— Start of GIVEN INFORMATION —

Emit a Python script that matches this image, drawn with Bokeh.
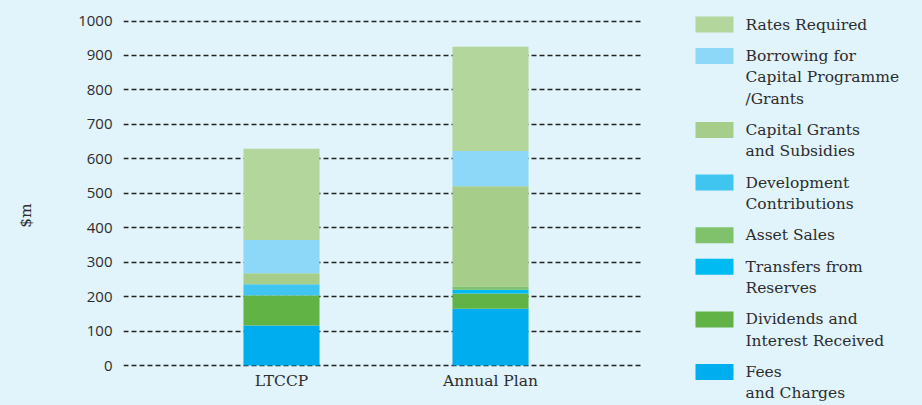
import math
from bokeh.plotting import figure
from bokeh.models import ColumnDataSource, Range1d, FixedTicker
from bokeh.layouts import row
from bokeh.embed import file_html
from bokeh.resources import INLINE
from bokeh.core.properties import value

# ---- data ----
categories = ["LTCCP", "Annual Plan"]
series = ["Fees and Charges", "Dividends and Interest Received", "Transfers from Reserves",
          "Asset Sales", "Development Contributions", "Capital Grants and Subsidies",
          "Borrowing for Capital Programme /Grants", "Rates Required"]
fees = [116, 165]
dividends = [86, 44]
transfers = [1, 11]
asset_sales = [2, 9]
dev_contrib = [31, 0]
cap_grants = [32, 291]
borrowing = [96, 103]
rates = [265, 302]
y_ticks = [0, 100, 200, 300, 400, 500, 600, 700, 800, 900, 1000]
y_title = "$m"

colors = ["#00aeef", "#62b345", "#00bbf2", "#7fc26b", "#40c5f1", "#a6cd89", "#8dd8f8", "#b3d69d"]
legend_labels = ["Rates Required", "Borrowing for\nCapital Programme\n/Grants",
                 "Capital Grants\nand Subsidies", "Development\nContributions", "Asset Sales",
                 "Transfers from\nReserves", "Dividends and\nInterest Received", "Fees\nand Charges"]

BG = "#e1f3fb"
TXT = "#2d2d2d"
SERIF = "DejaVu Serif"
H = 405

# vertical scale: value 0 at 365 px, 1000 at 20.5 px from the top of the page
PX_PER_UNIT = (365 - 20.5) / 1000
Y_LO = -(H - 365) / PX_PER_UNIT
Y_HI = 1000 + 20.5 / PX_PER_UNIT
CAT_LABEL_Y = -(380 - 365) / PX_PER_UNIT


def panel(w):
    f = figure(width=w, height=H, output_backend="svg", toolbar_location=None,
               x_range=Range1d(0, w), y_range=Range1d(H, 0),
               x_axis_location=None, y_axis_location=None, title=None,
               min_border=0, background_fill_color=BG, border_fill_color=BG, outline_line_color=None)
    f.grid.visible = False
    return f


# ---- left panel: y-axis title ----
lp = panel(40)
lp.text(x=[25], y=[215], text=[y_title], angle=math.pi / 2, text_font=value(SERIF),
        text_font_size="15.5px", text_color=TXT, text_align="center", text_baseline="middle")

# ---- main chart ----
keys = ["fees", "dividends", "transfers", "asset_sales", "dev_contrib", "cap_grants", "borrowing", "rates"]
src = ColumnDataSource(dict(x=[1, 2], fees=fees, dividends=dividends, transfers=transfers,
                            asset_sales=asset_sales, dev_contrib=dev_contrib, cap_grants=cap_grants,
                            borrowing=borrowing, rates=rates))

p = figure(width=650, height=H, output_backend="svg", toolbar_location=None,
           x_range=Range1d(0.244, 2.732), y_range=Range1d(Y_LO, Y_HI),
           x_axis_location=None, title=None,
           min_border_left=83, min_border_right=47, min_border_top=0, min_border_bottom=0,
           background_fill_color=BG, border_fill_color=BG, outline_line_color=None)

p.vbar_stack(keys, x="x", width=0.364, source=src, color=colors, line_color=None)

p.xgrid.visible = False
p.ygrid.grid_line_color = "#222222"
p.ygrid.grid_line_width = 1.6
p.ygrid.grid_line_dash = "5 3"
p.ygrid.ticker = FixedTicker(ticks=y_ticks)

p.yaxis.ticker = FixedTicker(ticks=y_ticks)
p.yaxis.axis_line_color = None
p.yaxis.major_tick_line_color = None
p.yaxis.minor_tick_line_color = None
p.yaxis.major_label_text_font = "Open Sans"
p.yaxis.major_label_text_font_size = "15px"
p.yaxis.major_label_text_color = TXT
p.yaxis.major_label_standoff = 5

# category labels under the bars
p.text(x=[1, 2], y=[CAT_LABEL_Y] * 2, text=categories, text_font=value(SERIF),
       text_font_size="15.5px", text_color=TXT, text_align="center", text_baseline="middle")

# ---- legend panel ----
lg = panel(232)
line_h = 21.3
gap = 10.1
sw_y, sw_c, tx_y, tx_t = [], [], [], []
leg_colors = list(reversed(colors))
t = 16.0
for lab, c in zip(legend_labels, leg_colors):
    sw_y.append(t + 8)
    sw_c.append(c)
    lines = lab.split("\n")
    for i, ln in enumerate(lines):
        tx_y.append(t + 8 + i * line_h)
        tx_t.append(ln)
    t += len(lines) * line_h + gap

lg.rect(x=24, y=sw_y, width=38, height=16, fill_color=sw_c, line_color=None)
lg.text(x=55, y=tx_y, text=tx_t, text_font=value(SERIF), text_font_size="15.5px",
        text_color=TXT, text_baseline="middle", text_align="left")

layout = row(lp, p, lg, spacing=0, styles={"background-color": BG})
open("out.html", "w").write(file_html(layout, INLINE))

— End of GIVEN INFORMATION —

YOUR OBJECTIVE:
Without the pictures, copy the material exactly as given.

RESPONSE:
Emit a Python script that matches this image, drawn with Bokeh.
import math
from bokeh.plotting import figure
from bokeh.models import ColumnDataSource, Range1d, FixedTicker
from bokeh.layouts import row
from bokeh.embed import file_html
from bokeh.resources import INLINE
from bokeh.core.properties import value

# ---- data ----
categories = ["LTCCP", "Annual Plan"]
series = ["Fees and Charges", "Dividends and Interest Received", "Transfers from Reserves",
          "Asset Sales", "Development Contributions", "Capital Grants and Subsidies",
          "Borrowing for Capital Programme /Grants", "Rates Required"]
fees = [116, 165]
dividends = [86, 44]
transfers = [1, 11]
asset_sales = [2, 9]
dev_contrib = [31, 0]
cap_grants = [32, 291]
borrowing = [96, 103]
rates = [265, 302]
y_ticks = [0, 100, 200, 300, 400, 500, 600, 700, 800, 900, 1000]
y_title = "$m"

colors = ["#00aeef", "#62b345", "#00bbf2", "#7fc26b", "#40c5f1", "#a6cd89", "#8dd8f8", "#b3d69d"]
legend_labels = ["Rates Required", "Borrowing for\nCapital Programme\n/Grants",
                 "Capital Grants\nand Subsidies", "Development\nContributions", "Asset Sales",
                 "Transfers from\nReserves", "Dividends and\nInterest Received", "Fees\nand Charges"]

BG = "#e1f3fb"
TXT = "#2d2d2d"
SERIF = "DejaVu Serif"
H = 405

# vertical scale: value 0 at 365 px, 1000 at 20.5 px from the top of the page
PX_PER_UNIT = (365 - 20.5) / 1000
Y_LO = -(H - 365) / PX_PER_UNIT
Y_HI = 1000 + 20.5 / PX_PER_UNIT
CAT_LABEL_Y = -(380 - 365) / PX_PER_UNIT


def panel(w):
    f = figure(width=w, height=H, output_backend="svg", toolbar_location=None,
               x_range=Range1d(0, w), y_range=Range1d(H, 0),
               x_axis_location=None, y_axis_location=None, title=None,
               min_border=0, background_fill_color=BG, border_fill_color=BG, outline_line_color=None)
    f.grid.visible = False
    return f


# ---- left panel: y-axis title ----
lp = panel(40)
lp.text(x=[25], y=[215], text=[y_title], angle=math.pi / 2, text_font=value(SERIF),
        text_font_size="15.5px", text_color=TXT, text_align="center", text_baseline="middle")

# ---- main chart ----
keys = ["fees", "dividends", "transfers", "asset_sales", "dev_contrib", "cap_grants", "borrowing", "rates"]
src = ColumnDataSource(dict(x=[1, 2], fees=fees, dividends=dividends, transfers=transfers,
                            asset_sales=asset_sales, dev_contrib=dev_contrib, cap_grants=cap_grants,
                            borrowing=borrowing, rates=rates))

p = figure(width=650, height=H, output_backend="svg", toolbar_location=None,
           x_range=Range1d(0.244, 2.732), y_range=Range1d(Y_LO, Y_HI),
           x_axis_location=None, title=None,
           min_border_left=83, min_border_right=47, min_border_top=0, min_border_bottom=0,
           background_fill_color=BG, border_fill_color=BG, outline_line_color=None)

p.vbar_stack(keys, x="x", width=0.364, source=src, color=colors, line_color=None)

p.xgrid.visible = False
p.ygrid.grid_line_color = "#222222"
p.ygrid.grid_line_width = 1.6
p.ygrid.grid_line_dash = "5 3"
p.ygrid.ticker = FixedTicker(ticks=y_ticks)

p.yaxis.ticker = FixedTicker(ticks=y_ticks)
p.yaxis.axis_line_color = None
p.yaxis.major_tick_line_color = None
p.yaxis.minor_tick_line_color = None
p.yaxis.major_label_text_font = "Open Sans"
p.yaxis.major_label_text_font_size = "15px"
p.yaxis.major_label_text_color = TXT
p.yaxis.major_label_standoff = 5

# category labels under the bars
p.text(x=[1, 2], y=[CAT_LABEL_Y] * 2, text=categories, text_font=value(SERIF),
       text_font_size="15.5px", text_color=TXT, text_align="center", text_baseline="middle")

# ---- legend panel ----
lg = panel(232)
line_h = 21.3
gap = 10.1
sw_y, sw_c, tx_y, tx_t = [], [], [], []
leg_colors = list(reversed(colors))
t = 16.0
for lab, c in zip(legend_labels, leg_colors):
    sw_y.append(t + 8)
    sw_c.append(c)
    lines = lab.split("\n")
    for i, ln in enumerate(lines):
        tx_y.append(t + 8 + i * line_h)
        tx_t.append(ln)
    t += len(lines) * line_h + gap

lg.rect(x=24, y=sw_y, width=38, height=16, fill_color=sw_c, line_color=None)
lg.text(x=55, y=tx_y, text=tx_t, text_font=value(SERIF), text_font_size="15.5px",
        text_color=TXT, text_baseline="middle", text_align="left")

layout = row(lp, p, lg, spacing=0, styles={"background-color": BG})
open("out.html", "w").write(file_html(layout, INLINE))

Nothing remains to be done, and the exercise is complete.